Battle Wounds

My eyes are shut and the headphones I’m wearing are sending buzzing tones to my ears. Each side is taking its turn in a tag team fashion … left, right, left, right, left right. In my hands I hold two sensors. They send corresponding vibrations and are apparently in cahoots with the headphones, because they too are dancing back and forth … left, right, left, right, left, right. It seems to make my eyes flicker and is supposed to do something to my brain. Rework, rewire, or redistribute my thoughts I guess … I’m actually not quite sure what exactly it does, but I have heard from good authority it helps with trauma.

I’m asked to go back to a very painful memory.

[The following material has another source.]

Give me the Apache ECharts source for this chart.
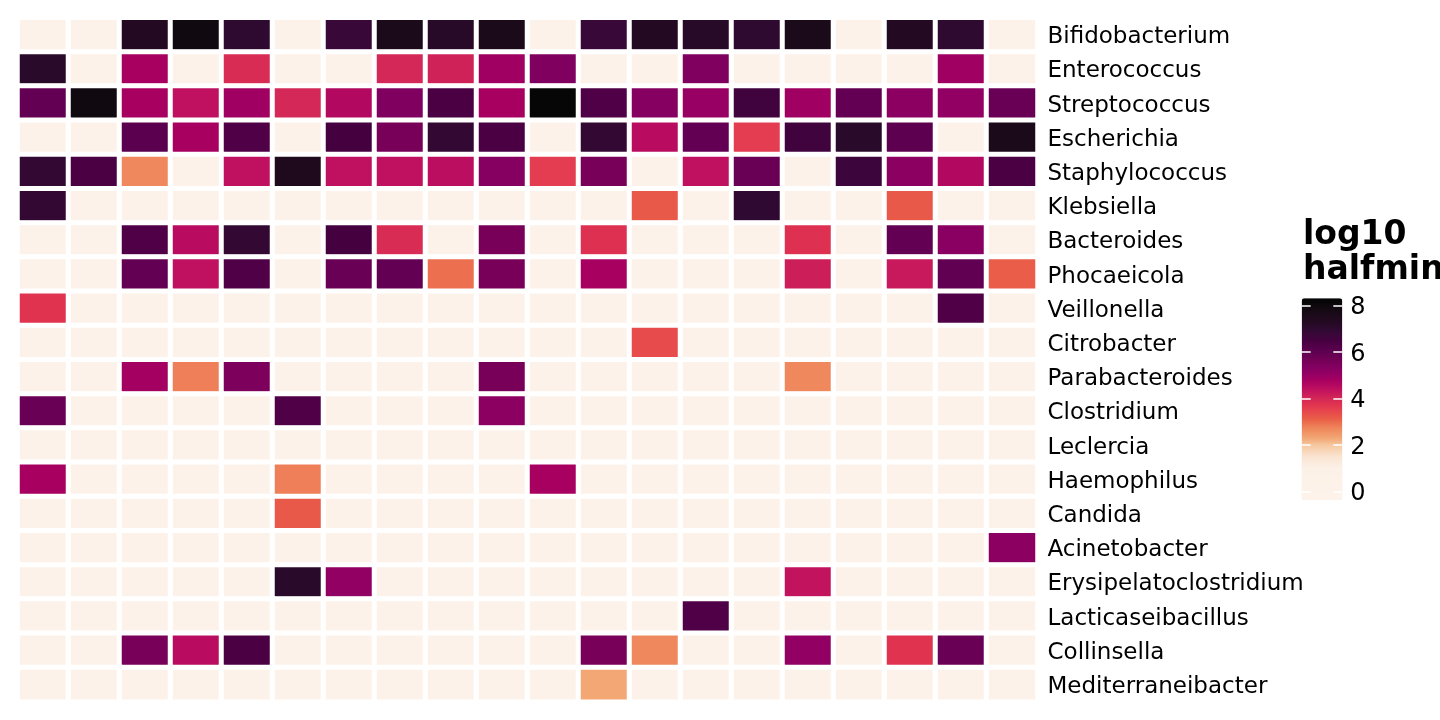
<!DOCTYPE html>
<html>
<head>
<meta charset="utf-8">
<script src="https://cdn.jsdelivr.net/npm/echarts@6/dist/echarts.min.js"></script>
<style>
html, body { margin: 0; padding: 0; background: #fff; }
#main { width: 1440px; height: 720px; }
</style>
</head>
<body>
<div id="main"></div>
<script>
// 菌属（从上到下）
var genera = ['Bifidobacterium', 'Enterococcus', 'Streptococcus', 'Escherichia', 'Staphylococcus',
    'Klebsiella', 'Bacteroides', 'Phocaeicola', 'Veillonella', 'Citrobacter', 'Parabacteroides',
    'Clostridium', 'Leclercia', 'Haemophilus', 'Candida', 'Acinetobacter', 'Erysipelatoclostridium',
    'Lacticaseibacillus', 'Collinsella', 'Mediterraneibacter'];

// 样本（列，图中没有标签）
var samples = ['S1', 'S2', 'S3', 'S4', 'S5', 'S6', 'S7', 'S8', 'S9', 'S10',
    'S11', 'S12', 'S13', 'S14', 'S15', 'S16', 'S17', 'S18', 'S19', 'S20'];

// log10 halfmin, 每行对应一个菌属
var halfmin = [
    [0, 0, 7.3, 7.9, 7.0, 0, 6.8, 7.6, 7.2, 7.6, 0, 6.8, 7.3, 7.2, 7.0, 7.6, 0, 7.3, 7.0, 0],
    [7.1, 0, 4.8, 0, 3.9, 0, 0, 4.0, 4.1, 4.9, 5.4, 0, 0, 5.4, 0, 0, 0, 0, 4.9, 0],
    [5.9, 7.9, 4.8, 4.4, 4.9, 4.0, 4.6, 5.4, 6.4, 4.8, 8.2, 6.3, 5.3, 5.0, 6.6, 4.9, 5.9, 5.2, 5.1, 5.8],
    [0, 0, 6.1, 4.8, 6.3, 0, 6.5, 5.6, 6.9, 6.4, 0, 6.9, 4.5, 5.9, 3.6, 6.6, 7.1, 6.0, 0, 7.6],
    [6.9, 6.4, 2.7, 0, 4.4, 7.5, 4.4, 4.4, 4.45, 5.3, 3.6, 5.6, 0, 4.4, 5.8, 0, 6.7, 5.2, 4.6, 6.4],
    [6.9, 0, 0, 0, 0, 0, 0, 0, 0, 0, 0, 0, 3.2, 0, 6.95, 0, 0, 3.2, 0, 0],
    [0, 0, 6.3, 4.5, 6.9, 0, 6.5, 3.9, 0, 5.6, 0, 3.8, 0, 0, 0, 3.8, 0, 5.9, 5.25, 0],
    [0, 0, 5.9, 4.4, 6.3, 0, 5.8, 5.9, 2.95, 5.6, 0, 4.8, 0, 0, 0, 4.15, 0, 4.25, 5.95, 3.15],
    [3.75, 0, 0, 0, 0, 0, 0, 0, 0, 0, 0, 0, 0, 0, 0, 0, 0, 0, 6.3, 0],
    [0, 0, 0, 0, 0, 0, 0, 0, 0, 0, 0, 0, 3.4, 0, 0, 0, 0, 0, 0, 0],
    [0, 0, 4.85, 2.8, 5.5, 0, 0, 0, 0, 5.6, 0, 0, 0, 0, 0, 2.7, 0, 0, 0, 0],
    [5.8, 0, 0, 0, 0, 6.3, 0, 0, 0, 5.2, 0, 0, 0, 0, 0, 0, 0, 0, 0, 0],
    [0, 0, 0, 0, 0, 0, 0, 0, 0, 0, 0, 0, 0, 0, 0, 0, 0, 0, 0, 0],
    [4.8, 0, 0, 0, 0, 2.8, 0, 0, 0, 0, 4.8, 0, 0, 0, 0, 0, 0, 0, 0, 0],
    [0, 0, 0, 0, 0, 3.2, 0, 0, 0, 0, 0, 0, 0, 0, 0, 0, 0, 0, 0, 0],
    [0, 0, 0, 0, 0, 0, 0, 0, 0, 0, 0, 0, 0, 0, 0, 0, 0, 0, 0, 5.2],
    [0, 0, 0, 0, 0, 7.1, 5.1, 0, 0, 0, 0, 0, 0, 0, 0, 4.35, 0, 0, 0, 0],
    [0, 0, 0, 0, 0, 0, 0, 0, 0, 0, 0, 0, 0, 6.3, 0, 0, 0, 0, 0, 0],
    [0, 0, 5.6, 4.5, 6.4, 0, 0, 0, 0, 0, 0, 5.6, 2.7, 0, 0, 5.1, 0, 3.75, 5.8, 0],
    [0, 0, 0, 0, 0, 0, 0, 0, 0, 0, 0, 2.3, 0, 0, 0, 0, 0, 0, 0, 0]
];

var legendTicks = [0, 2, 4, 6, 8];
var scaleMin = -0.36, scaleMax = 8.32;

// 颜色带 (rocket 反向)
var stops = [[-0.4, '#FDF3EA'], [1.0, '#FCF1E7'], [1.5, '#FAE4D2'], [2.0, '#F6C8A0'], [2.3, '#F2A674'],
    [2.6, '#F09062'], [2.8, '#EE8058'], [3.1, '#EA6048'], [3.3, '#E8524A'], [3.6, '#E43C50'],
    [3.8, '#DE3050'], [4.0, '#D42858'], [4.2, '#CA1C5A'], [4.4, '#C01060'], [4.6, '#B20860'],
    [4.8, '#A80060'], [5.0, '#980064'], [5.2, '#8C0062'], [5.4, '#800060'], [5.6, '#780058'],
    [5.8, '#6A0055'], [6.0, '#5E0050'], [6.3, '#500048'], [6.5, '#45003F'], [6.8, '#380838'],
    [7.0, '#2E0A30'], [7.3, '#230A22'], [7.5, '#1E0A1C'], [7.8, '#150A14'], [8.2, '#060606'], [8.5, '#040404']];

function hex2rgb(h) {
    return [parseInt(h.substr(1, 2), 16), parseInt(h.substr(3, 2), 16), parseInt(h.substr(5, 2), 16)];
}
function colorAt(v) {
    for (var i = 1; i < stops.length; i++) {
        if (v <= stops[i][0]) {
            var a = hex2rgb(stops[i - 1][1]), b = hex2rgb(stops[i][1]);
            var t = (v - stops[i - 1][0]) / (stops[i][0] - stops[i - 1][0]);
            return 'rgb(' + [0, 1, 2].map(function (k) { return Math.round(a[k] + (b[k] - a[k]) * t); }).join(',') + ')';
        }
    }
    return stops[stops.length - 1][1];
}
var ramp = [];
for (var i = 0; i <= 175; i++) {
    ramp.push(colorAt(scaleMin + (scaleMax - scaleMin) * i / 175));
}

var cells = [];
halfmin.forEach(function (row, y) {
    row.forEach(function (v, x) {
        cells.push([x, y, v]);
    });
});

var font = 'DejaVu Sans';
var chart = echarts.init(document.getElementById('main'));
chart.setOption({
    backgroundColor: '#fff',
    animation: false,
    title: {
        text: 'log10\nhalfmin',
        left: 1303,
        top: 218,
        padding: 0,
        textStyle: { fontFamily: font, fontSize: 33, fontWeight: 'bold', lineHeight: 35, color: '#000' }
    },
    grid: [
        { left: 17.5, top: 17.7, width: 1020, height: 684 },
        { left: 1301.7, top: 305.7, width: 40.6, height: 186 }
    ],
    xAxis: [
        { type: 'category', data: samples, gridIndex: 0, show: false },
        { type: 'value', gridIndex: 1, show: false, min: 0, max: 1 }
    ],
    yAxis: [
        {
            type: 'category', data: genera, gridIndex: 0, inverse: true, position: 'right',
            axisLine: { show: false }, axisTick: { show: false }, splitLine: { show: false },
            axisLabel: { fontFamily: font, fontSize: 23, color: '#000', margin: 10, verticalAlign: 'top', lineHeight: 5 }
        },
        {
            type: 'value', gridIndex: 1, position: 'left', min: 0, max: 8, interval: 2, z: 10,
            axisLine: { show: false }, splitLine: { show: false }, axisLabel: { show: false },
            axisTick: { show: true, inside: true, length: 9, lineStyle: { color: '#fff', width: 1.5 } }
        },
        {
            type: 'value', gridIndex: 1, position: 'right', min: 0, max: 8, interval: 2, z: 10,
            axisLine: { show: false }, splitLine: { show: false },
            axisTick: { show: true, inside: true, length: 9, lineStyle: { color: '#fff', width: 1.5 } },
            axisLabel: {
                fontFamily: font, fontSize: 24, color: '#000', margin: 8, verticalAlign: 'top', lineHeight: 5,
                formatter: function (v) { return legendTicks.indexOf(v) >= 0 ? String(v) : ''; }
            }
        }
    ],
    visualMap: {
        type: 'continuous',
        min: scaleMin,
        max: scaleMax,
        seriesIndex: 0,
        calculable: false,
        orient: 'vertical',
        left: 1301.7,
        top: 298.3,
        itemWidth: 40.6,
        itemHeight: 201.7,
        padding: 0,
        inRange: { color: ramp }
    },
    series: [{
        type: 'heatmap',
        xAxisIndex: 0,
        yAxisIndex: 0,
        data: cells,
        itemStyle: { borderColor: '#fff', borderWidth: 5 },
        emphasis: { disabled: true }
    }]
});
</script>
</body>
</html>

I relive a diagnosis and a room where my life changed forever. I see the tech remove her gloves and walk out of our room. I can feel my heart pounding in my chest. I see my husband trying hard to hide his panic. Then images of the next months start to flash before me, as if in a sped up slideshow … the doctor with kind eyes looking down at me saying, “Your son is going to die” … standing in the shower holding my belly and screaming in agony … falling to my knees and sobbing on the living room floor … dancing in the kitchen surrounded by my husband’s embrace … early mornings sitting in a ball on the couch with my Bible by my side as tears stream down my cheeks. In those scenes I am praying and begging God for a miracle. Next scene comes and I am at work fumbling for keys with shaking hands. This is where my water broke and with it all hope I had been so desperately holding on to. A hospital room. So many doctors. Laying in a bed, looking up at my sister and husband and noticing their glistening eyes and clenched jaws. Everything is crumbling. Finally, I see my son. He is as beautiful as I remember and he is wiggling. Moments later, he is no longer moving. He has gone from our arms to the arms of his creator. A bruise emerges on his chest where the nurse pushed to listen for his heart. Next scene emerges and I am walking behind my husband as he carries a tiny casket. A deep hole I’m jealous of because it gets to hold my son. Amazing grace. Doves. The horrific sound of a truck load of dirt collapsing on the place where we just put him. Dead flowers with muted colors now cover his grave. I drape my body over where I days earlier laid his and sob. My world has shattered, and the world around me is still spinning unfazed and at a relentless speed.